No answer has been served in the present action. Since, therefore, the action is not at issue, the stay should not have been granted. This is the correct rule to apply even though it may appear that the defendant will serve an answer. Inference as to what may happen never approaches the certainty of what has happened and just what issues the answer, when filed, will raise will depend on the circumstances of the case and the knowledge and desire of the defendant at the time of drawing the answer. It is possible, even if it does not now appear probable, that the claim may not then be contested. As was said in Raymore Realty Co. v. Pfotenhauer-Nesbit Co. (139 App. Div. 126): “ The fact that issue has not been joined in the foreclosure action should have defeated the motion, for until that time it may not be known whether there will be any issue to try, the trial of which should be stayed.”

*625In International Post Card Co. v. Lithograph & Mfg. Co. of the United States (144 App. Div. 72), also, it was said: “ Besides, the trial of an action ought not to be stayed until after issue has been joined. Until then it cannot be determined whether there is any necessity for a stay. For aught that appears the claim of the plaintiff may not be contested.”

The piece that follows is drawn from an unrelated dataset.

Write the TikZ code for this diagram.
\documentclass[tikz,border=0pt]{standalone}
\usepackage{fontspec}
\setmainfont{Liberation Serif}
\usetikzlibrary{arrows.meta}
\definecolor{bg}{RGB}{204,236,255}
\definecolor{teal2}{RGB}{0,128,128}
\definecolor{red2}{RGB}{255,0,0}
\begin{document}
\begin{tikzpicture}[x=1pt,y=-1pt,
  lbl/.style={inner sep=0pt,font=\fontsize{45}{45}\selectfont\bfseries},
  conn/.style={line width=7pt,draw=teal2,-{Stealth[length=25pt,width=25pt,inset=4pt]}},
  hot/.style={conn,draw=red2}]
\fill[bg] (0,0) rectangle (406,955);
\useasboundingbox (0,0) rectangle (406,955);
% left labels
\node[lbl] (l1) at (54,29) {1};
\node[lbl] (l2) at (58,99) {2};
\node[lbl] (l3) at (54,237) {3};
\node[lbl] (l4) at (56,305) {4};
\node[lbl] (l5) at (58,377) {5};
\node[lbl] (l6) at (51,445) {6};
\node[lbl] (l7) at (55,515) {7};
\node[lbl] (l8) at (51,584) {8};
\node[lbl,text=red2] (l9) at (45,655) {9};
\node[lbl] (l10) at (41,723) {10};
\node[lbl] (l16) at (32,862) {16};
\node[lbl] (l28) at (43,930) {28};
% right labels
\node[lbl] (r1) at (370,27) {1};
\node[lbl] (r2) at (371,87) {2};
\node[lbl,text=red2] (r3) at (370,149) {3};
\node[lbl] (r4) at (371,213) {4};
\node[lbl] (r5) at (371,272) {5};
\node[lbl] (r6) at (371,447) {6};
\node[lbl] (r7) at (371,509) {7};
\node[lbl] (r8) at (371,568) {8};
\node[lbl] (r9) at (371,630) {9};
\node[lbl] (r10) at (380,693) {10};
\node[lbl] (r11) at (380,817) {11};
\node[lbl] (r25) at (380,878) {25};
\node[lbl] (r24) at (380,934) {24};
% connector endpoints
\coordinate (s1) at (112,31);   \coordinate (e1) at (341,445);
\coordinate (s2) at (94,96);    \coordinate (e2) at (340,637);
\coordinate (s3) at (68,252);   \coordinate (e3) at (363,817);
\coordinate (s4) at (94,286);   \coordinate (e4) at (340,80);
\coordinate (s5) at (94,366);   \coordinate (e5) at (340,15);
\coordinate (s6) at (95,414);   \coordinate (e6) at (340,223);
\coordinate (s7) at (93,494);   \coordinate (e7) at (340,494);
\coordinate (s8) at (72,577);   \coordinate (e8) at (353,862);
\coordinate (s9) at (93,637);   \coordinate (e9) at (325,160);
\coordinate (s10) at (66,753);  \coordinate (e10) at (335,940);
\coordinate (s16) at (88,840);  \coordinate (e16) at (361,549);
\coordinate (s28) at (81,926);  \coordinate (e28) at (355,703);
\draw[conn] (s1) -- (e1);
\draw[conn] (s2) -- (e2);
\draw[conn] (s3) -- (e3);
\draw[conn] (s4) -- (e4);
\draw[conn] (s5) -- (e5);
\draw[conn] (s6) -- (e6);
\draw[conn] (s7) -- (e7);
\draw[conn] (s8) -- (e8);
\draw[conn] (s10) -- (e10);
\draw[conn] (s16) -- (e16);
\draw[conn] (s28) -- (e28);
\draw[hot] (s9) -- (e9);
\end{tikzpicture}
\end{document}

For the same reason the motion to consolidate was properly denied. Before there could be a consolidation it would have to appear by an answer that there was an issue to be tried; otherwise there would be no issue to consolidate with the present issue.

It follows that the order appealed from should be modified so as to reverse that portion granting the stay and instead denying said motion, and as so modified affirmed, with ten dollars costs and disbursements to the appellant.

Clarke, P. J., Dowling, McAvoy and Martin, JJ., concur.

Order modified so far as to deny defendant’s motion for a stay pending the determination of the action in equity between the same parties, and as so modified affirmed, with ten dollars costs and disbursements to appellant.